BAIER: Charles, a lot of people are looking back to 1977, 1978, the beginning of the Iranian protests and the response by then, the Carter administration, and they're worried about the Muslim Brotherhood and possibly filling the void in this protest. What about that?
KRAUTHAMMER: Well, that history is exactly what is guiding the policy of the administration today and that speech that the president gave. On the one hand, you've got one assumption here, the Mubarak era is gonna end eventually, rather soon. He's 82. He's not going to have a future. He has to be succeeded.
The other hand we remember in the late '70s as you say when the Shah began to weaken and the United States kicked away the stool under him and abandoned him. At that point, it was over, and as we know, the Islamist took over. That's why --
BAIER: In the form of Ayatollah Khomeini.
KRAUTHAMMER: And the Islamic revolution from which we suffer even today. That's why the president was not ready to abandon Mubarak, but he is insisting that the transition start. And that's going to start with the new government.
Our objective here is to make sure that the Muslim Brotherhood, which is the Sunni equivalent of mullahs in Iran, Islamist, anti-American and would make the region -- put the region aflame, has to not achieve power. That's our ultimate objective. And arranging for a transition to a secular moderate regime is our number one priority.
BAIER: Quickly. After the president, President Obama and President Mubarak speeches tonight does Mubarak hold on to power?
KRAUTHAMMER: He does. I'm not sure he can. It depends on the army. If he says we'll try to help him into a transition.
HENDERSON: He stays at least until elections come in the fall.

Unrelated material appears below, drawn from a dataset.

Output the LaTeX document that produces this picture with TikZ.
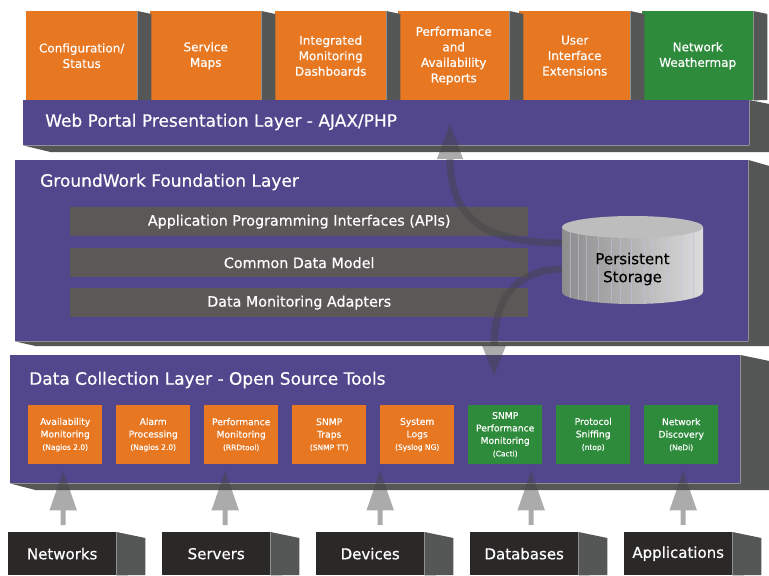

HAYES: I think he's more likely to go than to stay.
BAIER: Matter of days?
HAYES: Yeah. I don't think he survives this.
BAIER: Next up, a lot, about how the Egyptian situation is being felt far from the Middle East. Stay with us.
BAIER: Recapping our top story, Egyptian President Hosni Mubarak has asked his cabinet to resign in the wake of violent anti-government protests throughout his country. This is the fourth day of demonstrations and the most intense. Mubarak is promising the formation of new government Saturday.

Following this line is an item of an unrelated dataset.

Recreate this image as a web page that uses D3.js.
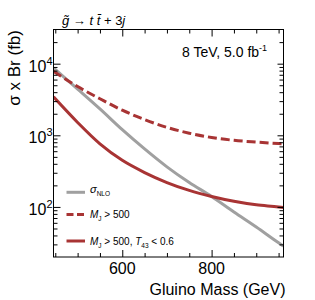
<!DOCTYPE html>
<html><head><meta charset="utf-8">
<script src="https://cdn.jsdelivr.net/npm/d3@7"></script>
<style>body{margin:0;background:#fff}svg{display:block}text{font-family:"Liberation Sans",Arial,Helvetica,sans-serif}</style>
</head><body>
<svg id="c" width="315" height="300"></svg>
<script>
const masses = [446, 500, 550, 600, 650, 700, 750, 800, 850, 900, 950, 961];
const sigmaNLO = [8710, 4420, 2340, 1200, 646, 363, 219, 140, 85, 52.5, 31.6, 28.4];
const mjCut = [7820, 4790, 3240, 2240, 1660, 1290, 1070, 933, 851, 804, 767, 759];
const mjT43Cut = [3440, 1510, 759, 447, 302, 219, 170, 140, 120, 107, 100, 98];
const xMajorTicks = [600, 800];
const xMinorTicks = [450, 500, 550, 650, 700, 750, 850, 900, 950];
const yMajorTicks = [100, 1000, 10000];
const yMinorTicks = [30,40,50,60,70,80,90,200,300,400,500,600,700,800,900,2000,3000,4000,5000,6000,7000,8000,9000,20000];

const svg = d3.select("#c");
const L = 53.5, R = 283.5, T = 29.5, B = 257;
const x = d3.scaleLinear().domain([446, 961]).range([L, R]);
const y = d3.scaleLog().domain([20, 30000]).range([B, T]);

svg.append("defs").append("clipPath").attr("id","clip")
  .append("rect").attr("x",L).attr("y",T).attr("width",R-L).attr("height",B-T);

const line = arr => d3.line().x((d,i)=>x(masses[i])).y(d=>y(d)).curve(d3.curveMonotoneX)(arr);
const g = svg.append("g").attr("clip-path","url(#clip)");
g.append("path").attr("d", line(sigmaNLO)).attr("fill","none").attr("stroke","#a0a0a0").attr("stroke-width",3);
g.append("path").attr("d", line(mjCut)).attr("fill","none").attr("stroke","#a83434").attr("stroke-width",3).attr("stroke-dasharray","9,4");
g.append("path").attr("d", line(mjT43Cut)).attr("fill","none").attr("stroke","#a83434").attr("stroke-width",3);

const axG = svg.append("g");
function addAxis(gen, tr){ const a = axG.append("g").attr("transform", tr).call(gen);
  a.select(".domain").remove(); a.selectAll("line").attr("stroke","#000"); a.selectAll("text").remove(); return a; }
addAxis(d3.axisBottom(x).tickValues(xMajorTicks).tickSize(-7), `translate(0,${B})`);
addAxis(d3.axisBottom(x).tickValues(xMinorTicks).tickSize(-4), `translate(0,${B})`);
addAxis(d3.axisTop(x).tickValues(xMajorTicks).tickSize(-7), `translate(0,${T})`);
addAxis(d3.axisTop(x).tickValues(xMinorTicks).tickSize(-4), `translate(0,${T})`);
addAxis(d3.axisLeft(y).tickValues(yMajorTicks).tickSize(-7), `translate(${L},0)`);
addAxis(d3.axisLeft(y).tickValues(yMinorTicks).tickSize(-4), `translate(${L},0)`);
addAxis(d3.axisRight(y).tickValues(yMajorTicks).tickSize(-6), `translate(${R},0)`);
addAxis(d3.axisRight(y).tickValues(yMinorTicks).tickSize(-4), `translate(${R},0)`);
svg.append("rect").attr("x",L).attr("y",T).attr("width",R-L).attr("height",B-T)
  .attr("fill","none").attr("stroke","#000").attr("stroke-width",1);

xMajorTicks.forEach(v => svg.append("text").attr("x", x(v)).attr("y", 274)
  .attr("text-anchor","middle").attr("font-size",16).text(v));
yMajorTicks.forEach(v => {
  const t = svg.append("text").attr("x", 52.5).attr("y", y(v)+8).attr("text-anchor","end").attr("font-size",16);
  t.append("tspan").text("10");
  t.append("tspan").attr("font-size",11).attr("dy",-7).text(Math.round(Math.log10(v)));
});

svg.append("text").attr("x", 285.5).attr("y", 295).attr("text-anchor","end").attr("font-size",16).text("Gluino Mass (GeV)");
svg.append("text").attr("transform","translate(19.5,30) rotate(-90)").attr("text-anchor","end").attr("font-size",17).text("σ x Br (fb)");

const tt = svg.append("text").attr("x", 62).attr("y", 25).attr("font-size",13);
tt.append("tspan").attr("font-style","italic").text("g\u0303");
tt.append("tspan").text(" \u2192 ");
tt.append("tspan").attr("font-style","italic").text("t t\u0304");
tt.append("tspan").text(" + 3");
tt.append("tspan").attr("font-style","italic").text("j");

const el = svg.append("text").attr("x", 182).attr("y", 57).attr("font-size",14);
el.append("tspan").text("8 TeV, 5.0 fb");
el.append("tspan").attr("font-size",9).attr("dy",-6).text("-1");

const lg = svg.append("g");
const ly = [192.3, 214.5, 241];
lg.append("line").attr("x1",66.5).attr("x2",85).attr("y1",ly[0]).attr("y2",ly[0]).attr("stroke","#a0a0a0").attr("stroke-width",3);
lg.append("line").attr("x1",66.5).attr("x2",85).attr("y1",ly[1]).attr("y2",ly[1]).attr("stroke","#a83434").attr("stroke-width",3).attr("stroke-dasharray","7,3.5");
lg.append("line").attr("x1",66.5).attr("x2",85).attr("y1",ly[2]).attr("y2",ly[2]).attr("stroke","#a83434").attr("stroke-width",3);
const fs = 10;
const l1 = lg.append("text").attr("x",90).attr("y",ly[0]+1).attr("font-size",fs+1);
l1.append("tspan").attr("font-style","italic").text("σ");
l1.append("tspan").attr("font-size",6.5).attr("dy",3).text("NLO");
const l2 = lg.append("text").attr("x",90).attr("y",ly[1]+3.5).attr("font-size",fs);
l2.append("tspan").attr("font-style","italic").text("M");
l2.append("tspan").attr("font-size",6.5).attr("dy",3).text("J");
l2.append("tspan").attr("dy",-3).text(" > 500");
const l3 = lg.append("text").attr("x",90).attr("y",ly[2]+3.5).attr("font-size",fs);
l3.append("tspan").attr("font-style","italic").text("M");
l3.append("tspan").attr("font-size",6.5).attr("dy",3).text("J");
l3.append("tspan").attr("dy",-3).text(" > 500, ");
l3.append("tspan").attr("font-style","italic").text("T");
l3.append("tspan").attr("font-size",6.5).attr("dy",3).text("43");
l3.append("tspan").attr("dy",-3).text(" < 0.6");
</script>
</body></html>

Moments ago President Obama said there must be change in Egypt and Mubarak must respond to his people. Earlier the administration threatened a decrease in foreign aid if Egyptian authorities used violence against protesters.
No kicker tonight. Quickly, a final thought from the panel. Steve?
HAYES: It's a tough line the White House has to walk because the prospect of the Muslim Brotherhood in power in Egypt is certainly discouraging. I think there's is a risk the White House could end up being on the wrong side of history here with President Obama's remarks seeming to get the back of Hosni Mubarak even with his words about the protesters.
And then just yesterday as the region is turning towards a messy democracy, you have the United States ambassador to Sierra presenting his credentials to Basher Assad.
ROSEN: Certainly something is happening in the Middle East. You've seen this in Tunisia, in Lebanon, protests there. In Yemen and now of course in Egypt. One of the most fascinating things about this is the emergence of social networking, Twitter, Facebook, as a real tool of democracy. And I think that's going to be something we see over and over again.
KRAUTHAMMER: Among the opposition in the streets is a very widespread, strong, democratic secular opposition. Our job is to make sure it isn't crushed by the more organized discipline Islamist as happened in Tehran in that revolution.
Our first attempt is to go with Mubarak and hope that he brings in the secular elements, because if he gets on a plane tomorrow and there's open season in the streets and no discipline and no rule, the Islamists could end up in control.